Personal information
- Full name: Leon Vivian Garrick
- Born: 11 November 1976 (age 49) Saint Ann, Jamaica
- Batting: Right-handed
- Bowling: Right-arm medium pace

International information
- National side: West Indies;
- Only Test: 19 April 2001 v South Africa
- ODI debut: 28 April 2001 v South Africa
- Last ODI: 19 August 2001 v Kenya

Domestic team information
- 1996–2003: Jamaica

Career statistics
| Competition | Tests | ODIs | FC | LA |
| Matches | 1 | 3 | 57 | 30 |
| Runs scored | 27 | 99 | 3,121 | 663 |
| Batting average | 13.50 | 33.00 | 32.17 | 25.50 |
| 100s/50s | 0/0 | 0/1 | 6/14 | 0/4 |
| Top score | 27 | 76 | 200* | 76 |
| Balls bowled | 0 | 0 | 14 | 4 |
| Wickets | – | – | 1 | 0 |
| Bowling average | – | – | 4.00 | – |
| 5 wickets in innings | – | – | 0 | 0 |
| 10 wickets in match | – | – | 0 | 0 |
| Best bowling | – | – | 1/4 | 0/6 |
| Catches/stumpings | 2/– | 0/– | 59/– | 7/– |
- Source: Cricket Archive, 31 October 2010

= Leon Garrick =

Jamaican cricketer (born 1976)

Leon Vivian Garrick (born 11 November 1976) is a West Indian cricketer who played one Test and three One Day Internationals in 2001.

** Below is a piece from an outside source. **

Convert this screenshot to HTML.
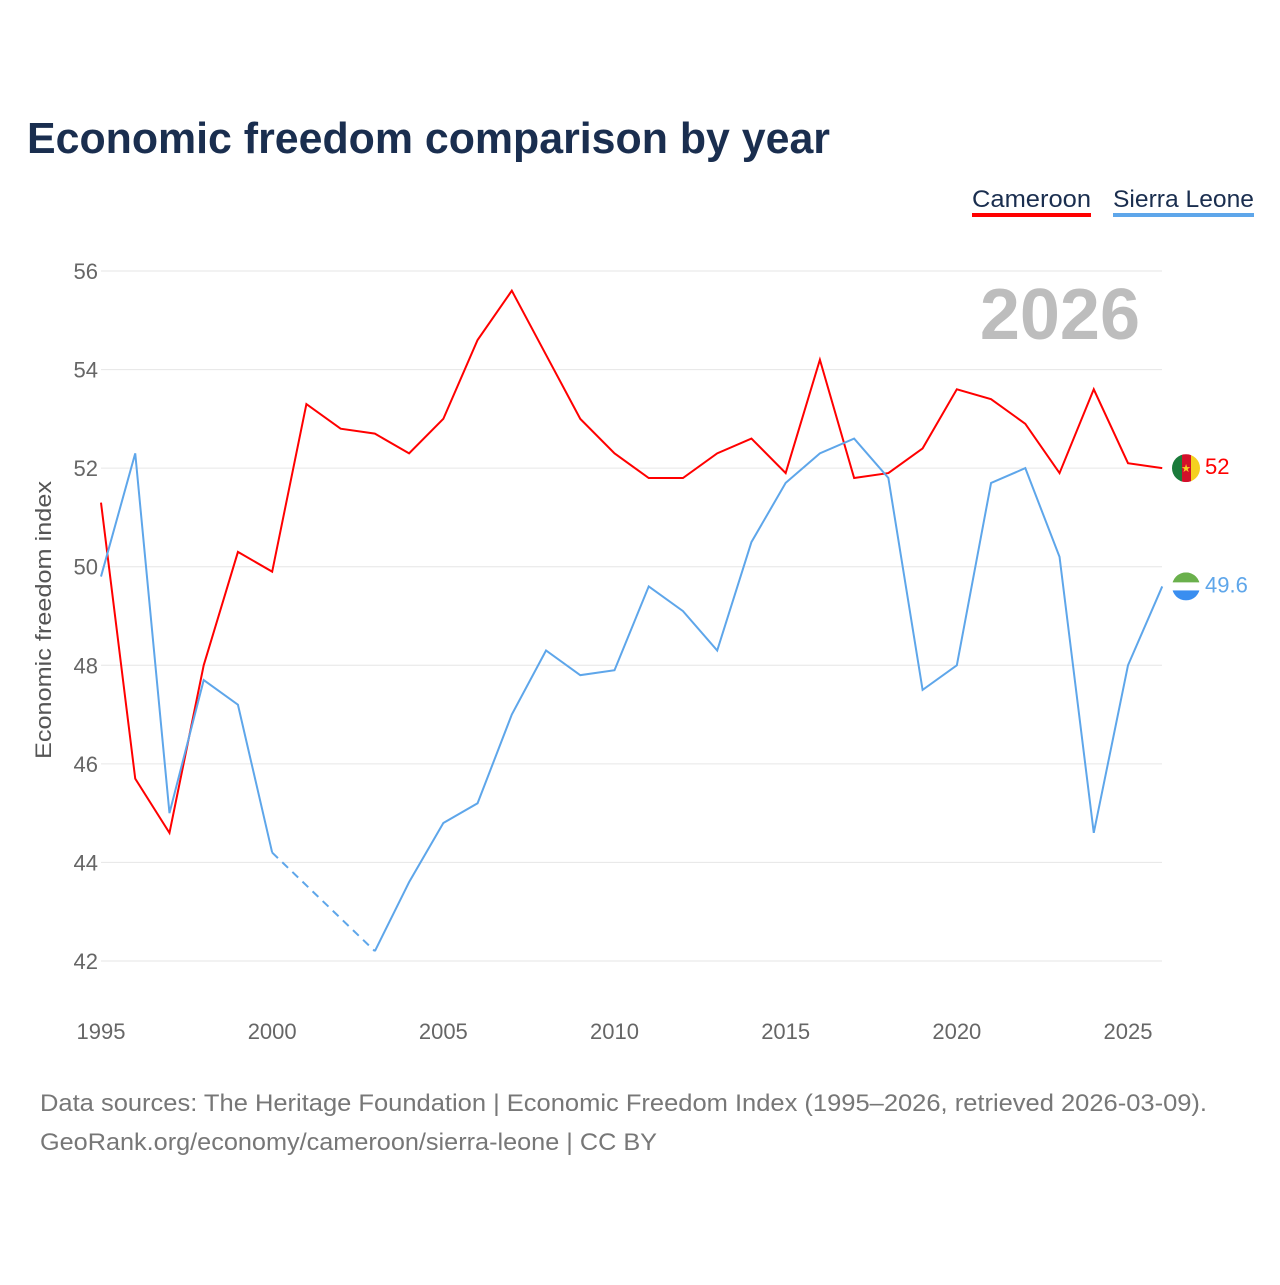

Garrick was born in Saint Ann, Jamaica, and played for the Jamaican youth side before making his first-class debut in 1997, where he made successive centuries. Garrick learned his craft under the guidance of Derrick Azan at the Garvey Maceo High School in Jamaica, an institution renowned for its excellence in School boy cricket in Jamaica, having produced Laurie Williams, Keith Hibbert and Audley Sanson.

Garrick has played for Middlesex and Kaiser Sports Club in the Jamaica County Competition. A good batsman who was comfortable playing any type of bowling, Garrick also kept wicket at times throughout his career.

Garrick has the record for the largest opening partnership for Jamaica; an unbeaten 425 with Chris Gayle.